Krista Hutley
LIS 303
November 17, 2003
Nonfiction critique
The title tells it all in this gripping and informative look at the yellow fever outbreak in Philadelphia in 1793. Murphy chronicles the beginning and spread of the disease that raged out of control in Philadelphia from Saturday, August 3, 1793 to January of 1794 (and then reappeared successive times over the next 100+ years, in Philadelphia and in other places) from both a broad historical view and a personalized “right in the thick of it” view. He introduces and characterizes important people and groups—Dr. Benjamin Rush, George Washington, Mayor Clarkson, the Free African Society, the Bush Hill hospital—in three-dimensional terms. He also covers the symptoms of the disease itself, the medical practices and beliefs of the time, the folkloristic home remedies used to treat the disease, the city's environment in terms of water, sewage, food supply, and the city's political, class, and race struggles. Through it all, he offers an in-depth look of what it was like to live in the nation's then capital during this time of crisis. He then jumps forward to discuss other yellow fever outbreaks and how it eventually came to pass that the mosquito was discovered as the carrier of the disease, and he extends his research even further to show how these yellow fever epidemics relate to our current society (“there is still no cure for yellow fever”).
Murphy does not patronize his audience with simplistic explanations or broadly drawn characters, nor does he confuse his audience with unexplained terminology or concepts. He covers a huge amount of knowledge in a simply written, engaging narrative that moves quickly without glossing over important elements. He understands that his readers not only want facts but also want them presented in an interesting way, and that this does not mean he has to compromise the facts for the sake of the story. He explains the gruesome details of yellow fever and of medical practices and beliefs (like bleeding and purging) in understandable terms while putting them in context. He doesn't flinch away from describing how poor residents suffered more than rich (who in many cases fled the city) and how black residents of Philadelphia stepped up to help their white neighbors and were, in many cases, treated badly for it.

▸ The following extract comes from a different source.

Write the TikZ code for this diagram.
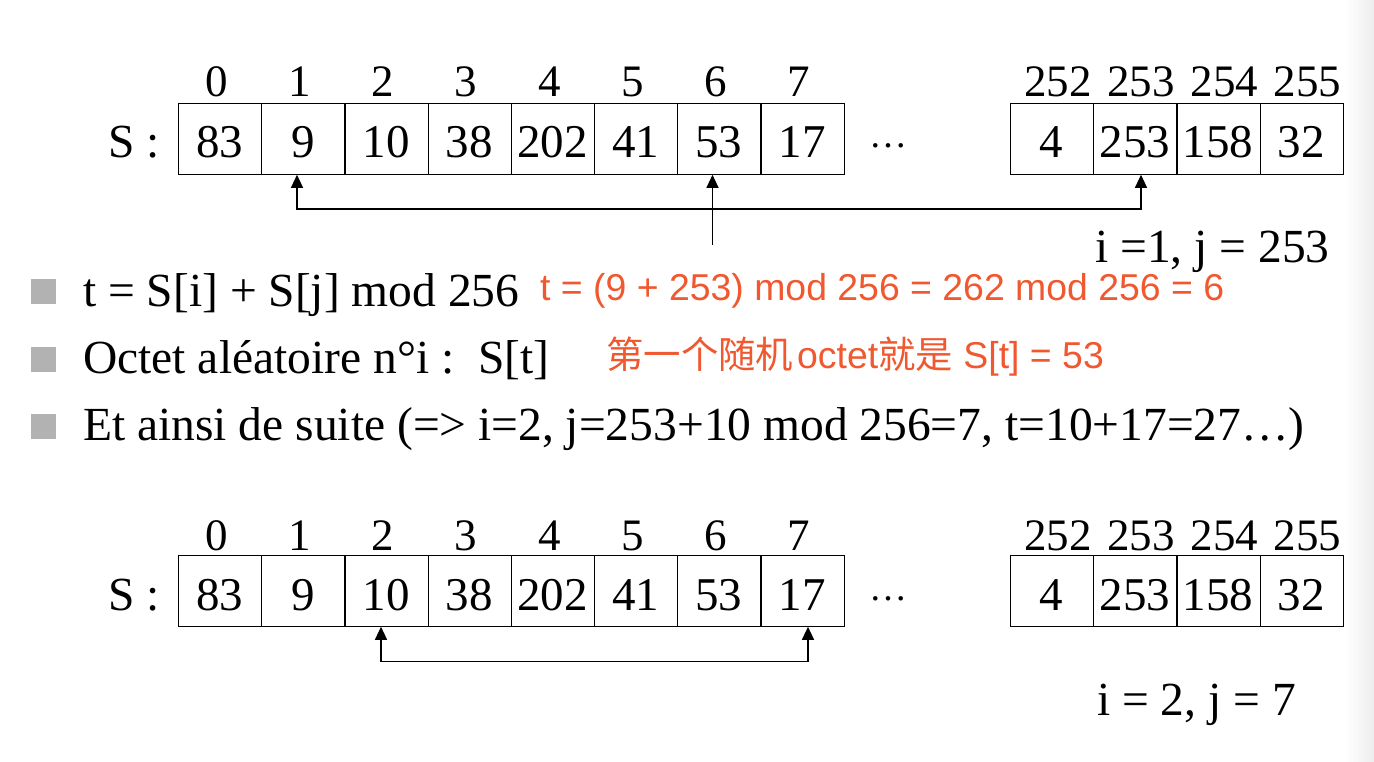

The most wonderful thing about this book is that it is thoroughly researched and shows itself to be so. Each chapter includes a full-size reprint from actual contemporary papers and books, like pages from the newspaper The Federal Gazette or Mathew Carey's list of the dead (those who died from yellow fever). In many cases, the reprint shown was discussed in the previous chapter, so that readers can see the evidence themselves. Murphy also includes tons of contemporary drawings (no photographs of course) of important people and of Philadelphia , as well as a Note about the illustrations at the end of the book. He has an extensive list of sources arranged by category (“Firsthand Accounts: Nonmedical”; “Firsthand Accounts: Medical”; “All About Yellow Fever”; etc.), including many primary sources, some of which he discusses in his history (like A Narrative of the Proceedings of the Black People, During the Late Awful Calamity in Philadelphia, in the Year 1793: and a Refutation of Some Censures, Thrown Upon Them in Some Late Publications by Absalom Jones and Richard Allen, two members of the Free African Society that wrote a book to respond to false charges toward blacks in Mathew Carey's history of the disease). Murphy's sources cover many angles, including doctoring in the past, Philadelphia in the past and present, George Washington, blacks in Philadelphia , mosquitoes, and other plagues.

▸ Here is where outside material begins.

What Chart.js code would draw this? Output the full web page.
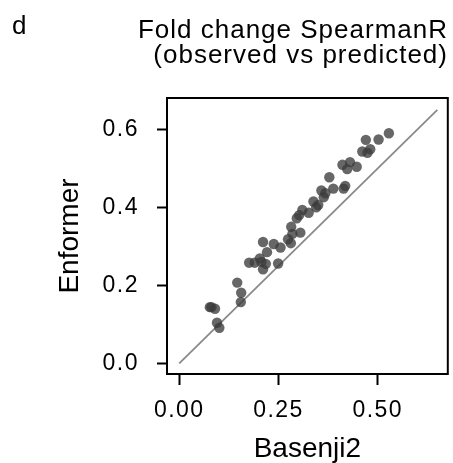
<!DOCTYPE html>
<html>
<head>
<meta charset="utf-8">
<script src="https://cdn.jsdelivr.net/npm/chart.js@4"></script>
<style>
  html, body { margin: 0; padding: 0; background: #fff; }
  #wrap { position: relative; width: 453px; height: 463px; font-family: "Liberation Sans", Arial, sans-serif; color: #000; }
  #panel { position: absolute; left: 12px; top: 12px; font-size: 26px; line-height: 26px; }
  #title { position: absolute; right: 5px; top: 17px; font-size: 26px; line-height: 25px; text-align: right; letter-spacing: 1px; }
  #chart { position: absolute; left: 0; top: 0; }
</style>
</head>
<body>
<div id="wrap">
  <canvas id="chart" width="453" height="463"></canvas>
  <div id="panel">d</div>
  <div id="title">Fold change SpearmanR<br>(observed vs predicted)</div>
</div>
<script>
// Spearman R per sample: Basenji2 (x) vs Enformer (y)
const basenji2 = [0.528, 0.502, 0.470, 0.481, 0.461, 0.474, 0.447, 0.430, 0.411, 0.423,
                  0.378, 0.388, 0.418, 0.414, 0.358, 0.368, 0.364, 0.338, 0.350, 0.345,
                  0.326, 0.310, 0.302, 0.296, 0.282, 0.305, 0.285, 0.274, 0.281, 0.211,
                  0.238, 0.255, 0.221, 0.249, 0.176, 0.190, 0.207, 0.218, 0.211, 0.146,
                  0.156, 0.155, 0.081, 0.090, 0.095, 0.101, 0.203, 0.077];
const enformer = [0.590, 0.574, 0.573, 0.549, 0.543, 0.540, 0.504, 0.516, 0.509, 0.498,
                  0.477, 0.448, 0.455, 0.448, 0.443, 0.436, 0.426, 0.415, 0.406, 0.400,
                  0.386, 0.393, 0.380, 0.372, 0.350, 0.335, 0.332, 0.318, 0.308, 0.311,
                  0.306, 0.297, 0.285, 0.256, 0.258, 0.258, 0.260, 0.255, 0.241, 0.207,
                  0.181, 0.157, 0.144, 0.140, 0.104, 0.091, 0.269, 0.144];
// identity line
const diagX = [0, 0.65];
const diagY = [0, 0.65];
const xTicks = [0, 0.25, 0.5];
const yTicks = [0, 0.2, 0.4, 0.6];

const font = "'Liberation Sans', Arial, sans-serif";

const boxPlugin = {
  id: "box",
  beforeDatasetsDraw(chart) {
    const a = chart.chartArea, ctx = chart.ctx;
    ctx.save();
    ctx.strokeStyle = "#000";
    ctx.lineWidth = 2;
    ctx.strokeRect(a.left, a.top, a.right - a.left, a.bottom - a.top);
    ctx.restore();
  },
  afterDatasetsDraw(chart) {
    chart.ctx.letterSpacing = "1.5px"; // tick labels are drawn after this (ticks.z = 1)
  },
  afterDraw(chart) {
    chart.ctx.letterSpacing = "0px";
  }
};

new Chart(document.getElementById("chart").getContext("2d"), {
  type: "scatter",
  data: {
    datasets: [
      {
        data: basenji2.map((x, i) => ({ x: x, y: enformer[i] })),
        backgroundColor: "rgba(60, 60, 60, 0.78)",
        borderWidth: 0,
        pointRadius: 5.2,
        order: 1
      },
      {
        type: "line",
        data: diagX.map((x, i) => ({ x: x, y: diagY[i] })),
        borderColor: "#8a8a8a",
        borderWidth: 1.8,
        pointRadius: 0,
        fill: false,
        order: 2
      }
    ]
  },
  options: {
    responsive: false,
    animation: false,
    events: [],
    layout: { padding: { top: 98, right: 4, left: 0, bottom: 0 } },
    plugins: { legend: { display: false }, tooltip: { enabled: false } },
    scales: {
      x: {
        type: "linear",
        min: -0.0309,
        max: 0.6764,
        afterBuildTicks: s => { s.ticks = xTicks.map(v => ({ value: v })); },
        afterFit: s => { s.height = 89; },
        border: { display: false },
        grid: { drawOnChartArea: false, drawTicks: true, tickLength: 11, tickWidth: 2, tickColor: "#000" },
        ticks: { z: 1, padding: 12, color: "#000", font: { family: font, size: 23 },
                 maxRotation: 0, callback: v => v.toFixed(2) },
        title: { display: true, text: "Basenji2", color: "#000", padding: { bottom: -2 },
                 font: { family: font, size: 28, lineHeight: 1.1 } }
      },
      y: {
        type: "linear",
        min: -0.0274,
        max: 0.6803,
        afterBuildTicks: s => { s.ticks = yTicks.map(v => ({ value: v })); },
        afterFit: s => { s.width = 167; },
        border: { display: false },
        grid: { drawOnChartArea: false, drawTicks: true, tickLength: 10, tickWidth: 2, tickColor: "#000" },
        ticks: { z: 1, padding: 18, color: "#000", font: { family: font, size: 23 },
                 callback: v => v.toFixed(1) },
        title: { display: true, text: "Enformer", color: "#000", padding: { top: 55 },
                 font: { family: font, size: 28, lineHeight: 1.1 } }
      }
    }
  },
  plugins: [boxPlugin]
});
</script>
</body>
</html>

All in all, this is a terrific and horrifying account of a deadly disease that is still on the loose and could, in the future, come back to haunt us. Here are Jim Murphy's final words: “Yet, if the history of yellow fever tells us anything, it is that this is a struggle with no real end. Yellow fever as we know it now might be conquered, but another version of the disease will eventually emerge to challenge us again. And when it does, we will have to overcome our fears and be prepared to confront it.”